Finding God is a treasure that will
only be fully realised in heaven. Here on earth, however, we can keep
the search alive by our openness and generosity. In human friendships and in marriage people
keep developing and changing, though that will normally be in slow and in
imperceptive ways. Our personalities keep growing and developing and this need,
it will add to our underWe mightstanding of ourselves and of the world around
us. This makes our search for meaning and happiness all the more
interesting.
To Change
When we feel we need to do something more
with, or in, our lives, that desire will stimulate growth and change. We don’t
necessarily have to leave home or country to do that. Cardinal John Henry
Newman said that “in a higher world it is otherwise, but here below to live is
to change, and to be perfect is to have changed often”. Now that he has not
long ago been declared Blessed by the Church may add more weight to his
words. But, whether we live in a monastery or outside it, we don’t remain
static as if we have already found God and need go no further.
Together with our seeking, we need
the humbling awareness that we can never be one hundred per cent sure of what
is in us and where we are going. No matter how much we learn of, or know God; no
matter how often we have experienced graces in prayer, we need Sister Humility
to keep our two feet on the ground. Self-awareness will teach us that, no matter how
much we increase in knowledge of God, there will always be much more we will
have yet to learn. That may frustrate and even annoy us. But love is a
gift. We can’t buy or earn it. Even when it is freely given to us we can’t possess
it or keep it safe. Someone said recently that love only grows when it is given away.

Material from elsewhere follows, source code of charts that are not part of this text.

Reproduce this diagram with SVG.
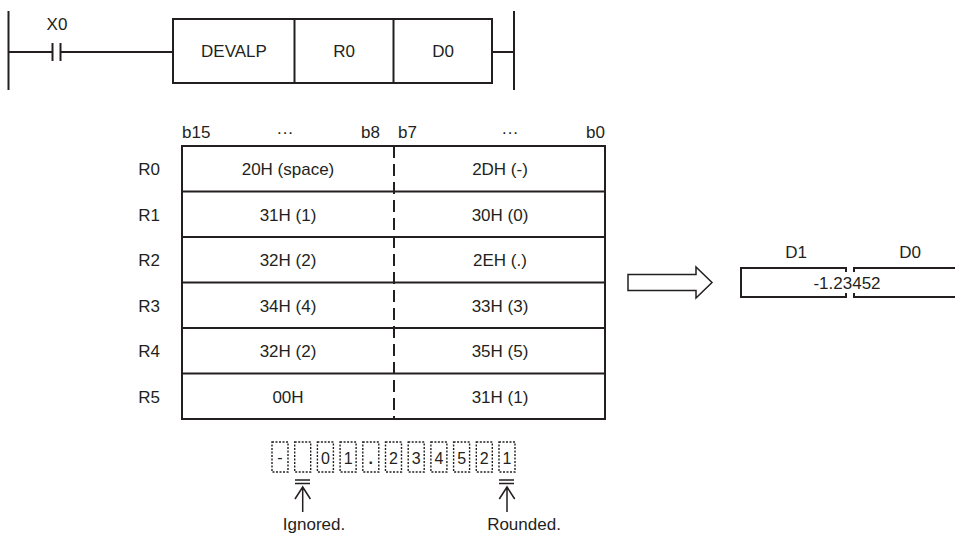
<svg xmlns="http://www.w3.org/2000/svg" width="955" height="535" viewBox="0 0 955 535">
<style>
text{font-family:"Liberation Sans",Arial,sans-serif;font-size:17px;fill:#231f20}
.m{text-anchor:middle}
.e{text-anchor:end}
.ln{stroke:#231f20;stroke-width:2;fill:none}
.th{stroke:#231f20;stroke-width:1.5;fill:none}
.dot{stroke:#231f20;stroke-width:1.4;fill:none;stroke-dasharray:2 1.5}
.c{font-size:16px}
</style>
<rect width="955" height="535" fill="#fff"/>
<g id="ladder">
  <line class="ln" x1="8.5" y1="11" x2="8.5" y2="90"/>
  <line class="ln" x1="8.5" y1="52" x2="52.5" y2="52"/>
  <line class="ln" x1="52.5" y1="43" x2="52.5" y2="61"/>
  <line class="ln" x1="60.5" y1="43" x2="60.5" y2="61"/>
  <line class="ln" x1="60.5" y1="52" x2="173" y2="52"/>
  <text class="m" x="57" y="30">X0</text>
  <rect class="ln" x="173" y="19" width="319" height="64"/>
  <line class="ln" x1="294.5" y1="19" x2="294.5" y2="83"/>
  <line class="ln" x1="393.5" y1="19" x2="393.5" y2="83"/>
  <text class="m" x="234" y="57">DEVALP</text>
  <text class="m" x="344" y="57">R0</text>
  <text class="m" x="443" y="57">D0</text>
  <line class="ln" x1="492" y1="52" x2="514" y2="52"/>
  <line class="ln" x1="514" y1="11" x2="514" y2="90"/>
</g>
<g id="table">
  <text x="182" y="138">b15</text>
  <text class="m" x="285" y="138">···</text>
  <text class="e" x="380" y="138">b8</text>
  <text x="398" y="138">b7</text>
  <text class="m" x="510" y="138">···</text>
  <text class="e" x="605" y="138">b0</text>
  <rect class="ln" x="182" y="146" width="423" height="273"/>
  <line class="ln" x1="182" y1="191.5" x2="605" y2="191.5"/>
  <line class="ln" x1="182" y1="237" x2="605" y2="237"/>
  <line class="ln" x1="182" y1="282.5" x2="605" y2="282.5"/>
  <line class="ln" x1="182" y1="328" x2="605" y2="328"/>
  <line class="ln" x1="182" y1="373.5" x2="605" y2="373.5"/>
  <line class="ln" x1="394" y1="146" x2="394" y2="419" stroke-dasharray="12 6"/>
  <text class="e" x="160" y="175">R0</text>
  <text class="e" x="160" y="220.5">R1</text>
  <text class="e" x="160" y="266">R2</text>
  <text class="e" x="160" y="311.5">R3</text>
  <text class="e" x="160" y="357">R4</text>
  <text class="e" x="160" y="402.5">R5</text>
  <text class="m" x="288" y="175">20H (space)</text>
  <text class="m" x="500" y="175">2DH (-)</text>
  <text class="m" x="288" y="220.5">31H (1)</text>
  <text class="m" x="500" y="220.5">30H (0)</text>
  <text class="m" x="288" y="266">32H (2)</text>
  <text class="m" x="500" y="266">2EH (.)</text>
  <text class="m" x="288" y="311.5">34H (4)</text>
  <text class="m" x="500" y="311.5">33H (3)</text>
  <text class="m" x="288" y="357">32H (2)</text>
  <text class="m" x="500" y="357">35H (5)</text>
  <text class="m" x="288" y="402.5">00H</text>
  <text class="m" x="500" y="402.5">31H (1)</text>
</g>
<g id="connectors">
  <path class="th" d="M628,274.5 H696 V267 L712,282.5 L696,298 V290.5 H628 Z"/>
</g>
<g id="result">
  <path class="ln" d="M846,272 V268 H741 V297 H846 V293"/>
  <path class="ln" d="M956,268 H854 V272 M854,293 V297 H956"/>
  <text class="m" x="796" y="258">D1</text>
  <text class="m" x="910" y="258">D0</text>
  <text class="m" x="847" y="289">-1.23452</text>
</g>
<g id="chars">
  <rect class="dot" x="272" y="442" width="16" height="30"/>
  <rect class="dot" x="294.7" y="442" width="16" height="30"/>
  <rect class="dot" x="317.4" y="442" width="16" height="30"/>
  <rect class="dot" x="340.1" y="442" width="16" height="30"/>
  <rect class="dot" x="362.8" y="442" width="16" height="30"/>
  <rect class="dot" x="385.5" y="442" width="16" height="30"/>
  <rect class="dot" x="408.2" y="442" width="16" height="30"/>
  <rect class="dot" x="430.9" y="442" width="16" height="30"/>
  <rect class="dot" x="453.6" y="442" width="16" height="30"/>
  <rect class="dot" x="476.3" y="442" width="16" height="30"/>
  <rect class="dot" x="499" y="442" width="16" height="30"/>
  <text class="m c" x="280" y="463">-</text>
  <text class="m c" x="325.4" y="464">0</text>
  <text class="m c" x="348.1" y="464">1</text>
  <text class="m c" x="370.8" y="464" font-weight="bold">.</text>
  <text class="m c" x="393.5" y="464">2</text>
  <text class="m c" x="416.2" y="464">3</text>
  <text class="m c" x="438.9" y="464">4</text>
  <text class="m c" x="461.6" y="464">5</text>
  <text class="m c" x="484.3" y="464">2</text>
  <text class="m c" x="507" y="464">1</text>
</g>
<g id="notes">
  <path class="th" d="M295,480 H310 M295,483.5 H310 M302.7,512 V487 M295,499 L302.7,487 L310.4,499"/>
  <path class="th" d="M499,480 H514 M499,483.5 H514 M507,512 V487 M499.3,499 L507,487 L514.7,499"/>
  <text class="m" x="314" y="530">Ignored.</text>
  <text class="m" x="524" y="530">Rounded.</text>
</g>
</svg>
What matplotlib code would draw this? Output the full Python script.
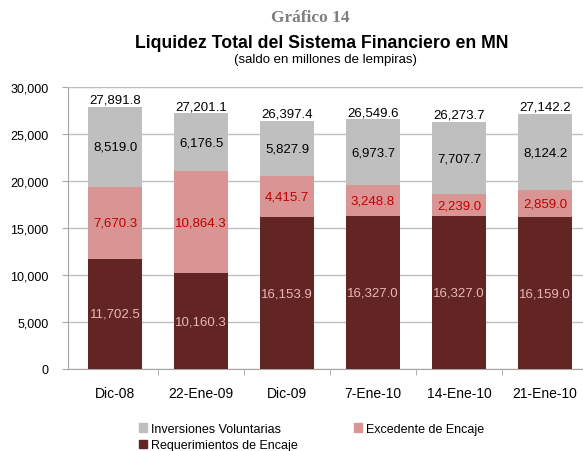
import matplotlib
matplotlib.use("Agg")
import matplotlib.pyplot as plt
import numpy as np
from matplotlib.patches import Patch

categories = ["Dic-08", "22-Ene-09", "Dic-09", "7-Ene-10", "14-Ene-10", "21-Ene-10"]
requerimientos = [11702.5, 10160.3, 16153.9, 16327.0, 16327.0, 16159.0]
excedente = [7670.3, 10864.3, 4415.7, 3248.8, 2239.0, 2859.0]
inversiones = [8519.0, 6176.5, 5827.9, 6973.7, 7707.7, 8124.2]
totales = [27891.8, 27201.1, 26397.4, 26549.6, 26273.7, 27142.2]
yticks = [0, 5000, 10000, 15000, 20000, 25000, 30000]

c_req = "#632523"
c_exc = "#D99594"
c_inv = "#BFBFBF"

plt.rcParams['font.family'] = ['Liberation Sans', 'DejaVu Sans']

fig = plt.figure(figsize=(5.83, 4.52), dpi=100)
ax = fig.add_axes([68/583, 1-370/452, 520/583, 282/452])

x = np.arange(len(categories))
w = 0.62
req = np.array(requerimientos)
exc = np.array(excedente)
inv = np.array(inversiones)
ax.bar(x, req, w, color=c_req, zorder=3)
ax.bar(x, exc, w, bottom=req, color=c_exc, zorder=3)
ax.bar(x, inv, w, bottom=req + exc, color=c_inv, zorder=3)

fs = 9.5
for i in range(len(x)):
    ax.text(x[i], req[i] / 2, f"{req[i]:,.1f}", ha="center", va="center", color="#E6B8B7", fontsize=fs, zorder=4)
    ax.text(x[i], req[i] + exc[i] / 2, f"{exc[i]:,.1f}", ha="center", va="center", color="#C00000", fontsize=fs, zorder=4)
    ax.text(x[i], req[i] + exc[i] + inv[i] / 2, f"{inv[i]:,.1f}", ha="center", va="center", color="black", fontsize=fs, zorder=4)
    ax.text(x[i], totales[i] + 120, f"{totales[i]:,.1f}", ha="center", va="bottom", color="black", fontsize=fs, zorder=4)

ax.set_xlim(-0.5 - 4/86, len(x) - 0.5)
ax.set_ylim(0, 30000)
ax.set_yticks(yticks)
ax.set_yticklabels([f"{v:,}" for v in yticks], fontsize=9)
ax.yaxis.grid(True, color="#BFBFBF", linewidth=1, zorder=0)
ax.set_xticks(x)
ax.set_xticklabels(categories, fontsize=10)
ax.tick_params(axis="x", length=0, pad=12)
ax.set_xticks(np.arange(0.5, len(x) - 0.5, 1), minor=True)
ax.tick_params(axis="x", which="minor", length=4, color="#A6A6A6")
ax.tick_params(axis="y", length=4, color="#A6A6A6", pad=10)
ax.spines["right"].set_visible(False)
ax.spines["top"].set_color("#BFBFBF")
ax.spines["left"].set_color("#A6A6A6")
ax.spines["bottom"].set_color("#A6A6A6")

fig.text(310/583, 1-18/452, "Gráfico 14", ha="center", va="center", fontsize=12.5,
         fontweight="bold", color="#7F7F7F", family=["Liberation Serif"])
fig.text(322/583, 1-44/452, "Liquidez Total del Sistema Financiero en MN", ha="center", va="center",
         fontsize=12.7, fontweight="bold")
fig.text(325/583, 1-60/452, "(saldo en millones de lempiras)", ha="center", va="center", fontsize=9.5)

h_inv = Patch(color=c_inv, label="Inversiones Voluntarias")
h_exc = Patch(color=c_exc, label="Excedente de Encaje")
h_req = Patch(color=c_req, label="Requerimientos de Encaje")
leg_kw = dict(frameon=False, fontsize=9, handlelength=0.65, handleheight=0.65, handletextpad=0.3,
              labelspacing=0.35, borderpad=0, borderaxespad=0)
fig.legend(handles=[h_inv, h_req], loc="upper left", bbox_to_anchor=(139/583, 1-424/452), **leg_kw)
fig.legend(handles=[h_exc], loc="upper left", bbox_to_anchor=(354/583, 1-424/452), **leg_kw)

fig.savefig("out.png", dpi=100)
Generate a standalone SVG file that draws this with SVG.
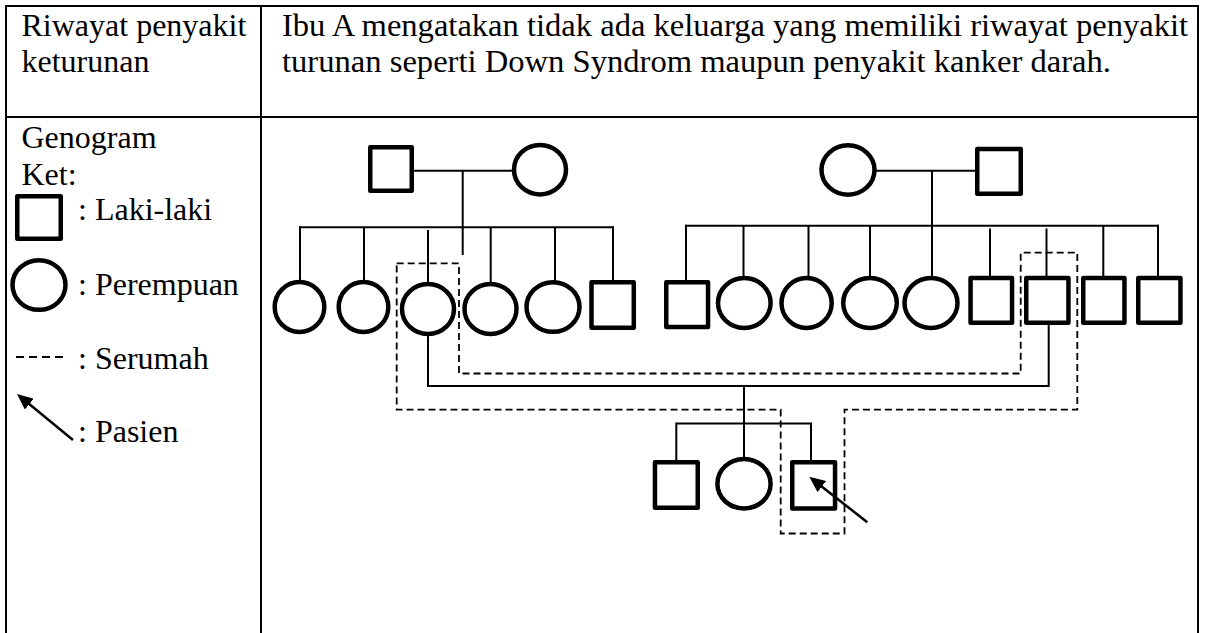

Real lives are never wrinkle-free or
without spots. There are always some imperfections in them, even in the holiest of
lives. Saintliness lies within, below the outer surface of things. But the inner
workings of the heart and the deep yearnings for God in them can sometimes give
a certain tangible beauty in the lives of some holy people. However, just like
a garden, lives are never free of weeds for very long. They will always reappear
and need to be dealt with. Isn’t it strange that when we do set about digging
up the weeds we feel the better for it, even though it’s normally a tiring and
tedious job? Living is just like that.
God seeking us
Seeking God is the ultimate need in our
lives. Scripture tells us that we can love only because God has first loved
us. The same applies to our seeking of God. In spite of our
desire for God, it is so easy to be lured away from our search for him. The prophets In the
Old Testament kept chiding God’s chosen people for their wantonness, for their
running after other gods. This was God’s way of chastening them and bringing them back to
him. He never gave up on them but always sought to show that he still loved
them.
‘The
Hound of Heaven’ is a wonderfully atmospheric poem. In it the
author describes God relentlessly chasing after the wayward soul whose fear of
being caught was not as bad as he was expecting. Left to ourselves we can
very easily find ourselves doing our ‘our thing’ and not
God’s. We should be all the more grateful then that in our seeking, God
is himself very persistent in his seeking of us:
“I fled Him, down the nights and down the days;
I fled Him, down the arches of the years;
I fled Him, down the labyrinthine ways
Of my own mind; . . .
Ah, fondest, blindest, weakest,
I am He Whom thou seekest.
Thou dravest love from thee, who dravest Me.”
I am He Whom thou seekest.
Thou dravest love from thee, who dravest Me.”